As for the standard logic of testing, it is not " 'distribution is normal' -> 'distribution is likely normal' ", as suggested in a comment by the OP. Rather, it is like this: 

Assume for a moment that $H_0$ is true. If the most powerful test we know (of the prescribed significance level) tells us that the data contradict this null assumption, then we'll reject $H_0$; otherwise, we won't reject $H_0$. 

I can see no problem with this logic. In your case, the null hypothesis $H_0$ is that the distribution is normal. 
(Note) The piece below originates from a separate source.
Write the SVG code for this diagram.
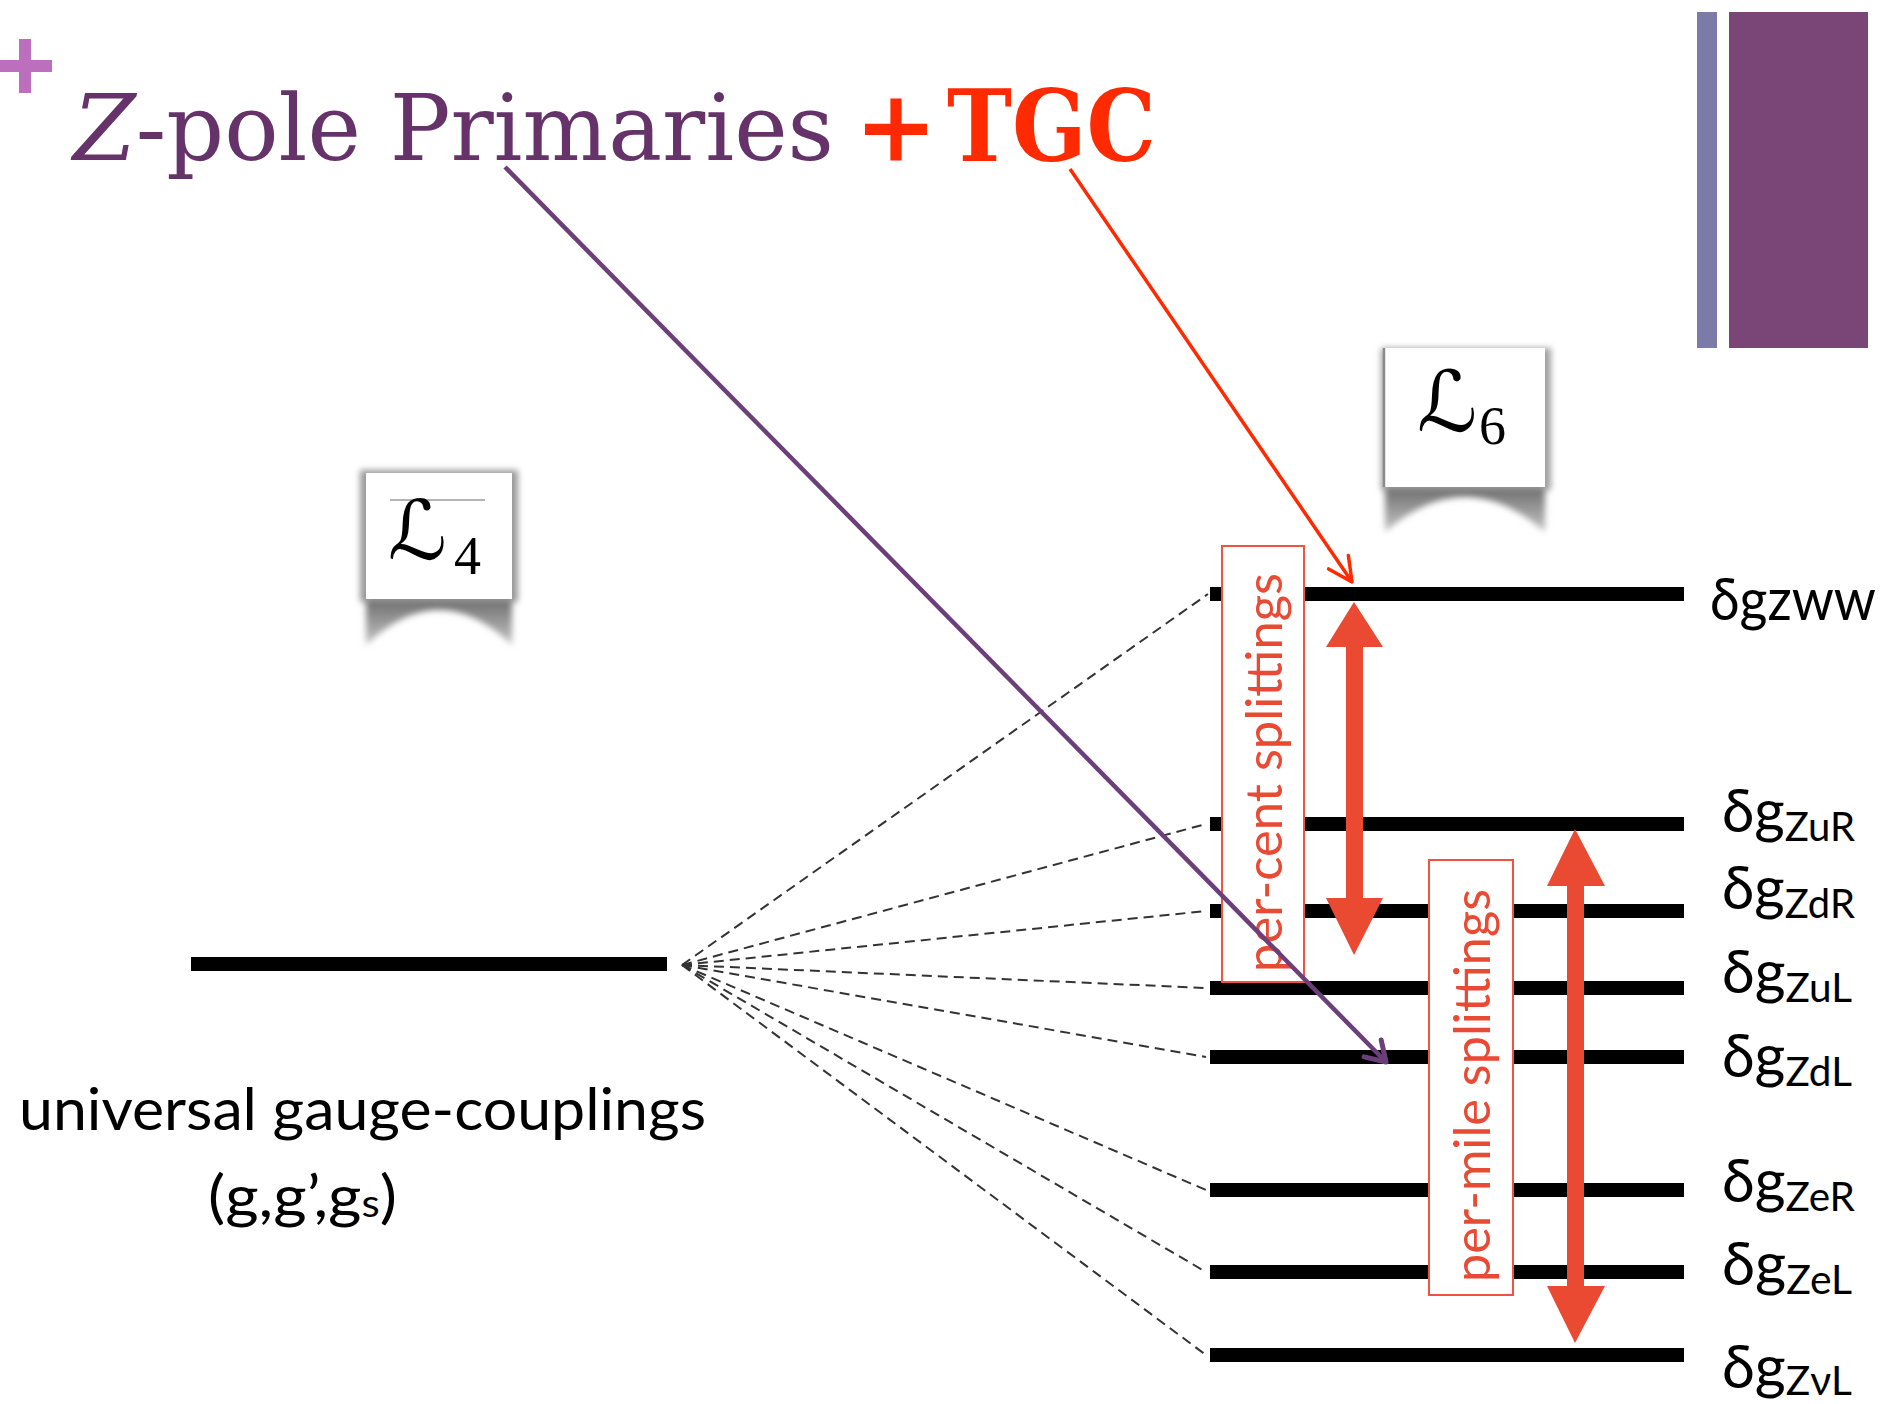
<svg xmlns="http://www.w3.org/2000/svg" width="1893" height="1404" viewBox="0 0 1893 1404">
<defs>
<style>
.lvl{stroke:#000;stroke-width:14;fill:none}
.dash{stroke:#333;stroke-width:2;stroke-dasharray:10 6;fill:none}
.lab{font-family:Lato,"Open Sans","DejaVu Sans",sans-serif;fill:#000}
.sub{font-size:41px}
.rbox{fill:#fff;stroke:#ef5440;stroke-width:2}
.rtxt{font-family:Lato,"Open Sans",sans-serif;font-size:50px;fill:#e94a34}
.dbl{fill:#ea4a32}
.lbox{fill:#fff}
.script{font-family:"DejaVu Serif","DejaVu Sans",serif;font-style:italic;fill:#000}
.idx{font-family:"Liberation Serif",serif;fill:#000}
</style>
<filter id="blur" x="-20%" y="-20%" width="140%" height="140%"><feGaussianBlur stdDeviation="3"/></filter>
<linearGradient id="shg" x1="0" y1="0" x2="0" y2="1">
<stop offset="0" stop-color="#6e6e6e"/><stop offset="1" stop-color="#c4c4c4"/>
</linearGradient>
<marker id="ahRed" markerUnits="userSpaceOnUse" markerWidth="40" markerHeight="40" viewBox="-30 -20 40 40" refX="0" refY="0" orient="auto">
<path d="M-24,-12 L0,0 L-24,12" fill="none" stroke="#ff2a00" stroke-width="3.5" stroke-linecap="round" stroke-linejoin="round"/>
</marker>
<marker id="ahPur" markerUnits="userSpaceOnUse" markerWidth="40" markerHeight="40" viewBox="-30 -20 40 40" refX="0" refY="0" orient="auto">
<path d="M-19,-12 L0,0 L-19,12" fill="none" stroke="#6d3f7a" stroke-width="5" stroke-linecap="round" stroke-linejoin="round"/>
</marker>
</defs>
<rect width="1893" height="1404" fill="#fff"/>

<g id="decor">
<rect x="19" y="39" width="12" height="54" fill="#bb6fbd"/>
<rect x="0" y="60" width="52" height="12" fill="#bb6fbd"/>
<rect x="1697" y="12" width="20" height="336" fill="#7b7aa9"/>
<rect x="1729" y="12" width="139" height="336" fill="#7a4577"/>
</g>

<g id="title">
<text x="73" y="160" font-family="'DejaVu Serif',serif" font-size="92" fill="#65336a" textLength="761" lengthAdjust="spacingAndGlyphs"><tspan font-style="italic">Z</tspan>-pole Primaries</text>
<text x="896" y="161" font-family="'DejaVu Serif',serif" font-weight="bold" font-size="99" fill="#ff2a00" text-anchor="middle">+</text>
<text x="947" y="161" font-family="'DejaVu Serif',serif" font-weight="bold" font-size="99" fill="#ff2a00" textLength="209" lengthAdjust="spacingAndGlyphs">TGC</text>
</g>

<g id="L4">
<rect x="360" y="470" width="158" height="132" fill="#9a9a9a" filter="url(#blur)"/>
<path d="M366,599 L512,599 L512,645 Q439,575 366,645 Z" fill="url(#shg)" filter="url(#blur)"/>
<rect class="lbox" x="366" y="473" width="146" height="126"/>
<line x1="390" y1="500" x2="485" y2="500" stroke="#9a9a9a" stroke-width="1.5"/>
<text class="script" x="388" y="559" font-size="82">ℒ</text>
<text class="idx" x="454" y="574" font-size="54">4</text>
</g>

<g id="L6">
<rect x="1381" y="348" width="170" height="142" fill="#a0a0a0" filter="url(#blur)"/>
<path d="M1385,487 L1545,487 L1545,532 Q1465,462 1385,532 Z" fill="url(#shg)" filter="url(#blur)"/>
<rect class="lbox" x="1385" y="348" width="160" height="139"/>
<line x1="1384" y1="348" x2="1384" y2="487" stroke="#8a8a8a" stroke-width="2.5"/>
<text class="script" x="1417" y="431" font-size="84">ℒ</text>
<text class="idx" x="1479" y="444" font-size="54">6</text>
</g>

<g id="level-universal">
<line class="lvl" x1="191" y1="964" x2="667" y2="964"/>
<text class="lab" x="19" y="1130" font-size="58" textLength="687" lengthAdjust="spacingAndGlyphs">universal gauge-couplings</text>
<text class="lab" x="208" y="1217" font-size="58" textLength="189" lengthAdjust="spacingAndGlyphs">(g,g’,g<tspan font-size="38">s</tspan>)</text>
</g>

<g id="connectors">
<line class="dash" x1="682" y1="965" x2="1208" y2="594"/>
<line class="dash" x1="682" y1="965" x2="1206" y2="824"/>
<line class="dash" x1="682" y1="965" x2="1206" y2="911"/>
<line class="dash" x1="682" y1="965" x2="1206" y2="988"/>
<line class="dash" x1="682" y1="965" x2="1206" y2="1057"/>
<line class="dash" x1="682" y1="965" x2="1206" y2="1190"/>
<line class="dash" x1="682" y1="965" x2="1206" y2="1272"/>
<line class="dash" x1="682" y1="965" x2="1206" y2="1355"/>
</g>

<g id="level-zww"><line class="lvl" x1="1210" y1="594" x2="1684" y2="594"/><text class="lab" x="1710" y="620" font-size="58" textLength="166" lengthAdjust="spacingAndGlyphs">δgzww</text></g>
<g id="level-zuR"><line class="lvl" x1="1210" y1="824" x2="1684" y2="824"/><text class="lab" x="1722" y="832" font-size="60" textLength="133" lengthAdjust="spacingAndGlyphs">δg<tspan class="sub" dy="9">ZuR</tspan></text></g>
<g id="level-zdR"><line class="lvl" x1="1210" y1="911" x2="1684" y2="911"/><text class="lab" x="1722" y="909" font-size="60" textLength="133" lengthAdjust="spacingAndGlyphs">δg<tspan class="sub" dy="9">ZdR</tspan></text></g>
<g id="level-zuL"><line class="lvl" x1="1210" y1="988" x2="1684" y2="988"/><text class="lab" x="1722" y="993" font-size="60" textLength="130" lengthAdjust="spacingAndGlyphs">δg<tspan class="sub" dy="9">ZuL</tspan></text></g>
<g id="level-zdL"><line class="lvl" x1="1210" y1="1057" x2="1684" y2="1057"/><text class="lab" x="1722" y="1077" font-size="60" textLength="130" lengthAdjust="spacingAndGlyphs">δg<tspan class="sub" dy="9">ZdL</tspan></text></g>
<g id="level-zeR"><line class="lvl" x1="1210" y1="1190" x2="1684" y2="1190"/><text class="lab" x="1722" y="1202" font-size="60" textLength="133" lengthAdjust="spacingAndGlyphs">δg<tspan class="sub" dy="9">ZeR</tspan></text></g>
<g id="level-zeL"><line class="lvl" x1="1210" y1="1272" x2="1684" y2="1272"/><text class="lab" x="1722" y="1285" font-size="60" textLength="130" lengthAdjust="spacingAndGlyphs">δg<tspan class="sub" dy="9">ZeL</tspan></text></g>
<g id="level-zvL"><line class="lvl" x1="1210" y1="1355" x2="1684" y2="1355"/><text class="lab" x="1722" y="1388" font-size="60" textLength="130" lengthAdjust="spacingAndGlyphs">δg<tspan class="sub" dy="7">ZνL</tspan></text></g>

<g id="percent">
<rect class="rbox" x="1222" y="546" width="82" height="436"/>
<text class="rtxt" transform="translate(1282,972) rotate(-90)" textLength="399" lengthAdjust="spacingAndGlyphs">per-cent splittings</text>
<path class="dbl" d="M1354,602 L1383,647 L1363,647 L1363,898 L1383,898 L1354,955 L1326,898 L1346,898 L1346,647 L1326,647 Z"/>
</g>

<g id="permile">
<rect class="rbox" x="1429" y="860" width="84" height="435"/>
<text class="rtxt" transform="translate(1490,1282) rotate(-90)" textLength="393" lengthAdjust="spacingAndGlyphs">per-mile splittings</text>
<path class="dbl" d="M1575,829 L1605,886 L1584,886 L1584,1286 L1605,1286 L1575,1343 L1547,1286 L1567,1286 L1567,886 L1547,886 Z"/>
</g>

<g id="title-arrows">
<line x1="1070" y1="169" x2="1352" y2="582" stroke="#ff2a00" stroke-width="3.5" marker-end="url(#ahRed)"/>
<line x1="505" y1="167" x2="1386" y2="1062" stroke="#6d3f7a" stroke-width="4.5" marker-end="url(#ahPur)"/>
</g>
</svg>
More added: Concerning Table 6 on page 605 [2]: The misleading term "Level" in the head of that table  is not the significance level. It actually is the level of the quantiles of the distribution of the test statistic $W$. The use of that table is illustrated right after it, at the top of page 606 in [2]: for $n=7$, the "tabulated 50\% point" (that is, the 50th percentile of the distribution of $W$) is $0.928$. This is less than the value $0.9530$ of $W$ on the sample of size $n=7$ considered in that example. In view of what is said on page 593 in [2], "the mean values of $W$ for non-null distributions tends [sic -- I.P.] to shift to the left of that for the null case", it appears that the test rejects the null hypothesis $H_0$ for smaller values of $W$, less than a chosen critical value. The illustrative piece in [2] concludes thus: "Referring to Table 6, one finds the value of $W$ to be substantially larger than the tabulated 50\% point, which is 0.928. Thus there is no evidence, from the $W$ test, of non-normality of this sample." 
In other words, the $p$-value of the test in that situation was found to be very large, $>50\%$; therefore, the null hypothesis, of normality, is not rejected. No claim of proving or establishing normality is made (and such a claim would be quite ridiuculous here, given such a small sample size as $n=7$). One may also note that no use of a prescribed significance level is made here; instead, the $p$-value (of the strength of evidence) is used. 
So, so far I see nothing really objectionable in [2], except for the misleading use of the term "level".